● The exercise
Determine the number of lines containing the word "this". Reply with it and nothing else.

● Available data
**********
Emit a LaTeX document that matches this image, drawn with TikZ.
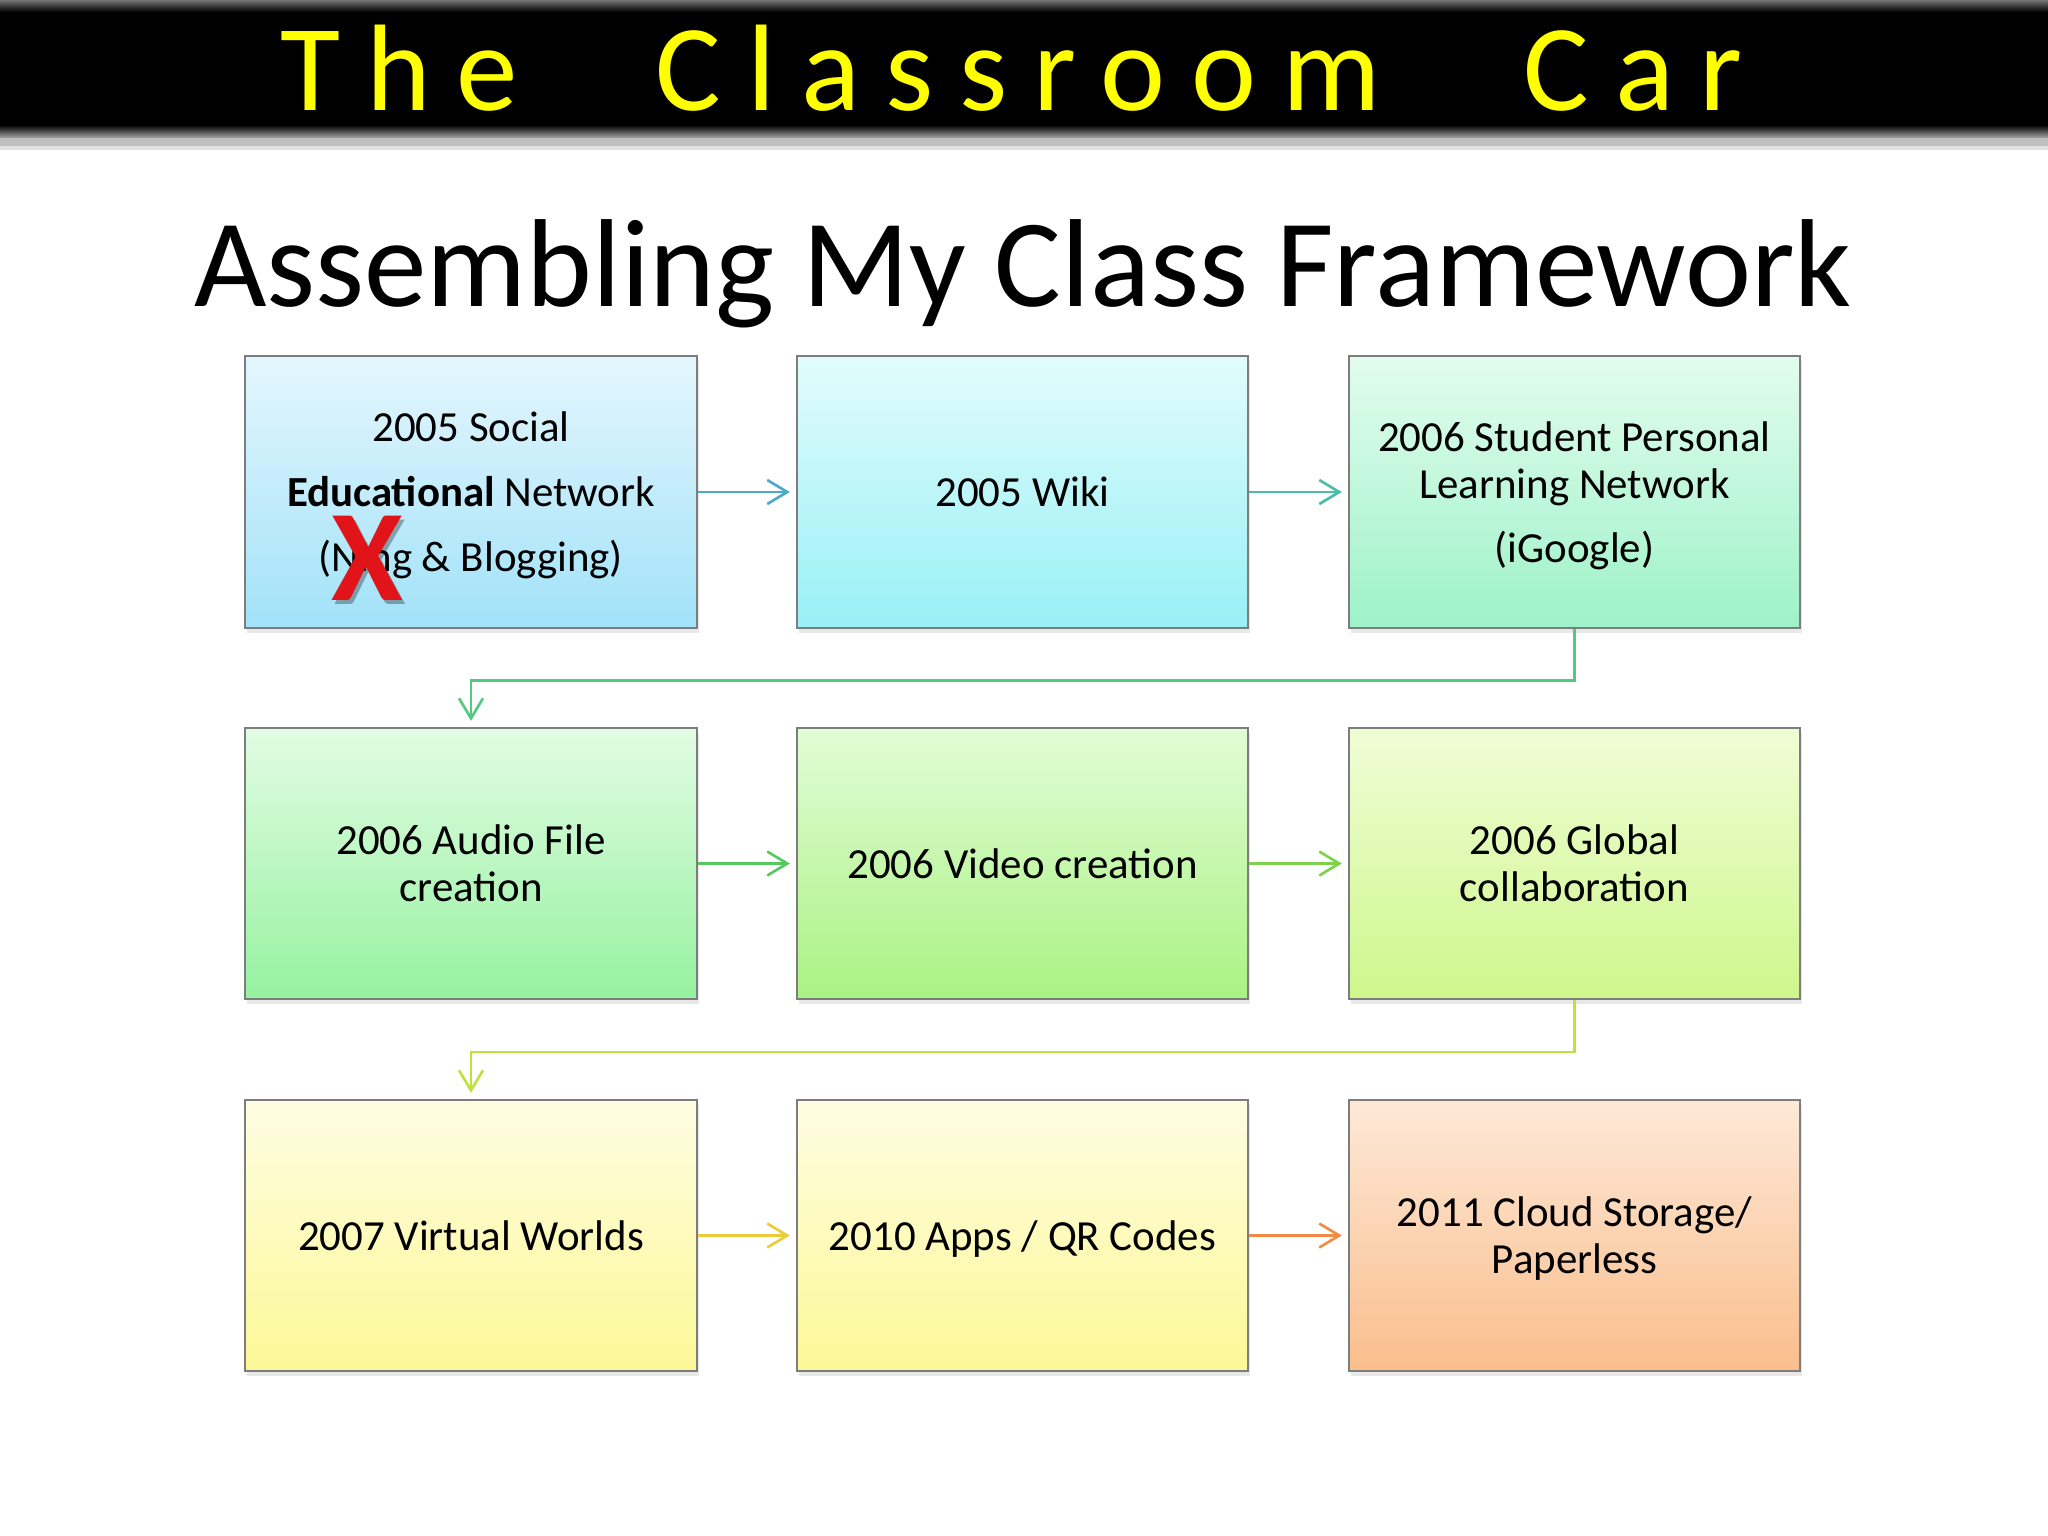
\documentclass[tikz,border=0pt]{standalone}
\usepackage{fontspec}
\setmainfont{Carlito}
\newfontfamily\titlefont[LetterSpace=21]{Carlito}
\usetikzlibrary{arrows.meta,shadows}
\definecolor{ca1}{RGB}{75,170,200}
\definecolor{ca2}{RGB}{72,190,170}
\definecolor{ca3}{RGB}{85,200,130}
\definecolor{ca4}{RGB}{85,200,95}
\definecolor{ca5}{RGB}{125,210,75}
\definecolor{ca6}{RGB}{190,225,60}
\definecolor{ca7}{RGB}{235,205,60}
\definecolor{ca8}{RGB}{240,140,70}
\definecolor{titleyellow}{RGB}{255,255,0}
\definecolor{xred}{RGB}{225,20,25}
\newcommand{\nodepth}[1]{\raisebox{0pt}[\height][0pt]{#1}}
\tikzset{
  box/.style={draw={rgb,255:red,125;green,125;blue,125}, line width=0.6pt,
    minimum width=4.51cm, minimum height=2.71cm, inner sep=0pt,
    align=center, text=black, font=\fontsize{12.2}{13.4}\selectfont,
    drop shadow={shadow xshift=0.02cm, shadow yshift=-0.05cm, opacity=0.18}},
  arr/.style={line width=0.75pt, -{Straight Barb[length=0.2cm,width=0.24cm,line width=0.75pt]}, shorten >=0.06cm},
}
\begin{document}
\begin{tikzpicture}[x=0.01cm,y=-0.01cm]
\useasboundingbox (0,0) rectangle (2048,1536);
\fill[white] (0,0) rectangle (2048,1536);
% title bar
\fill[black!25] (0,135) rectangle (2048,146);
\fill[black!12] (0,146) rectangle (2048,150);
\fill[black] (0,0) rectangle (2048,137);
\shade[top color=black!55, bottom color=black] (0,0) rectangle (2048,12);
\shade[top color=black, bottom color=black!40] (0,125) rectangle (2048,137);
\node[anchor=base west, inner sep=0pt, text=titleyellow, font=\titlefont\fontsize{35}{35}\selectfont] (tw1) at (280,110) {The};
\node[anchor=base west, inner sep=0pt, text=titleyellow, font=\titlefont\fontsize{35}{35}\selectfont] (tw2) at (655,110) {Classroom};
\node[anchor=base west, inner sep=0pt, text=titleyellow, font=\titlefont\fontsize{35}{35}\selectfont] (tw3) at (1523,110) {Car};
% heading
\node[anchor=base, inner sep=0pt, font=\fontsize{35.6}{35.6}\selectfont] (head) at (1023,306) {Assembling My Class Framework};
% boxes
\node[box, top color={rgb,255:red,228;green,246;blue,253}, bottom color={rgb,255:red,162;green,226;blue,249},
  font=\fontsize{12.2}{18.5}\selectfont] (b1) at (471,492)
  {2005 Social\\ \textbf{Educational} Network\\ \nodepth{(Ning \& Blogging)}};
\node[box, top color={rgb,255:red,226;green,252;blue,252}, bottom color={rgb,255:red,152;green,240;blue,246}] (b2) at (1022.5,492) {2005 Wiki};
\node[box, top color={rgb,255:red,226;green,252;blue,238}, bottom color={rgb,255:red,158;green,242;blue,200}] (b3) at (1574.5,492)
  {2006 Student Personal\\ Learning Network\\[4.6pt] \nodepth{(iGoogle)}};
\node[box, top color={rgb,255:red,226;green,252;blue,228}, bottom color={rgb,255:red,150;green,242;blue,160}] (b4) at (471,863.5) {2006 Audio File\\ creation};
\node[box, top color={rgb,255:red,226;green,252;blue,214}, bottom color={rgb,255:red,170;green,242;blue,132}] (b5) at (1022.5,863.5) {2006 Video creation};
\node[box, top color={rgb,255:red,240;green,253;blue,214}, bottom color={rgb,255:red,206;green,247;blue,140}] (b6) at (1574.5,863.5) {2006 Global\\ collaboration};
\node[box, top color={rgb,255:red,254;green,253;blue,226}, bottom color={rgb,255:red,252;green,248;blue,150}] (b7) at (471,1235.5) {2007 Virtual Worlds};
\node[box, top color={rgb,255:red,254;green,253;blue,226}, bottom color={rgb,255:red,252;green,248;blue,150}] (b8) at (1022.5,1235.5) {\nodepth{2010 Apps / QR Codes}};
\node[box, top color={rgb,255:red,253;green,233;blue,216}, bottom color={rgb,255:red,250;green,190;blue,140}] (b9) at (1574.5,1235.5) {2011 Cloud Storage/\\ \nodepth{Paperless}};
% red X
\node[inner sep=0pt, text=black, opacity=0.3, font=\bfseries\fontsize{37}{37}\selectfont] (xs) at (370,562) {X};
\node[inner sep=0pt, text=xred, font=\bfseries\fontsize{37}{37}\selectfont] (xm) at (367,558) {X};
% connectors
\draw[arr, ca1] (b1.east) -- (b2.west);
\draw[arr, ca2] (b2.east) -- (b3.west);
\draw[arr, ca3] (b3.south) -- ++(0,52) -| (b4.north);
\draw[arr, ca4] (b4.east) -- (b5.west);
\draw[arr, ca5] (b5.east) -- (b6.west);
\draw[arr, ca6] (b6.south) -- ++(0,52) -| (b7.north);
\draw[arr, ca7] (b7.east) -- (b8.west);
\draw[arr, ca8] (b8.east) -- (b9.west);
\end{tikzpicture}
\end{document}
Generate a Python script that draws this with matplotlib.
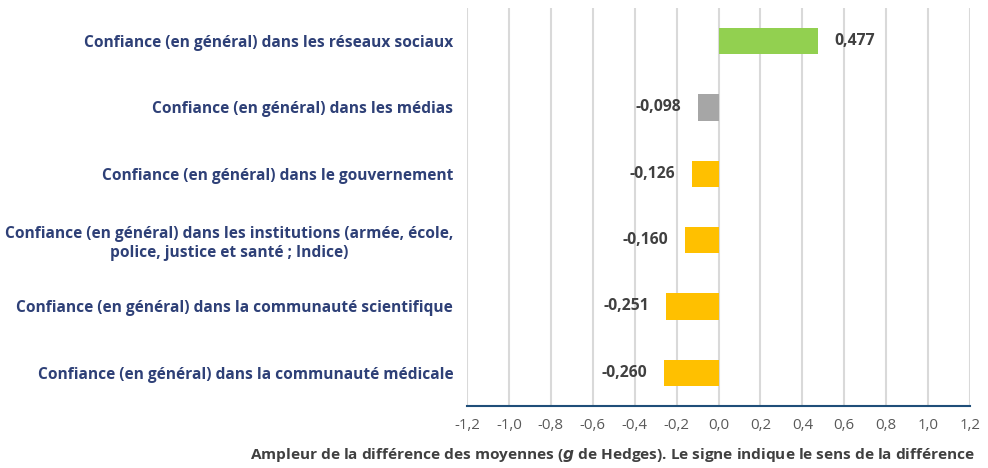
**********
● Exercise solution
2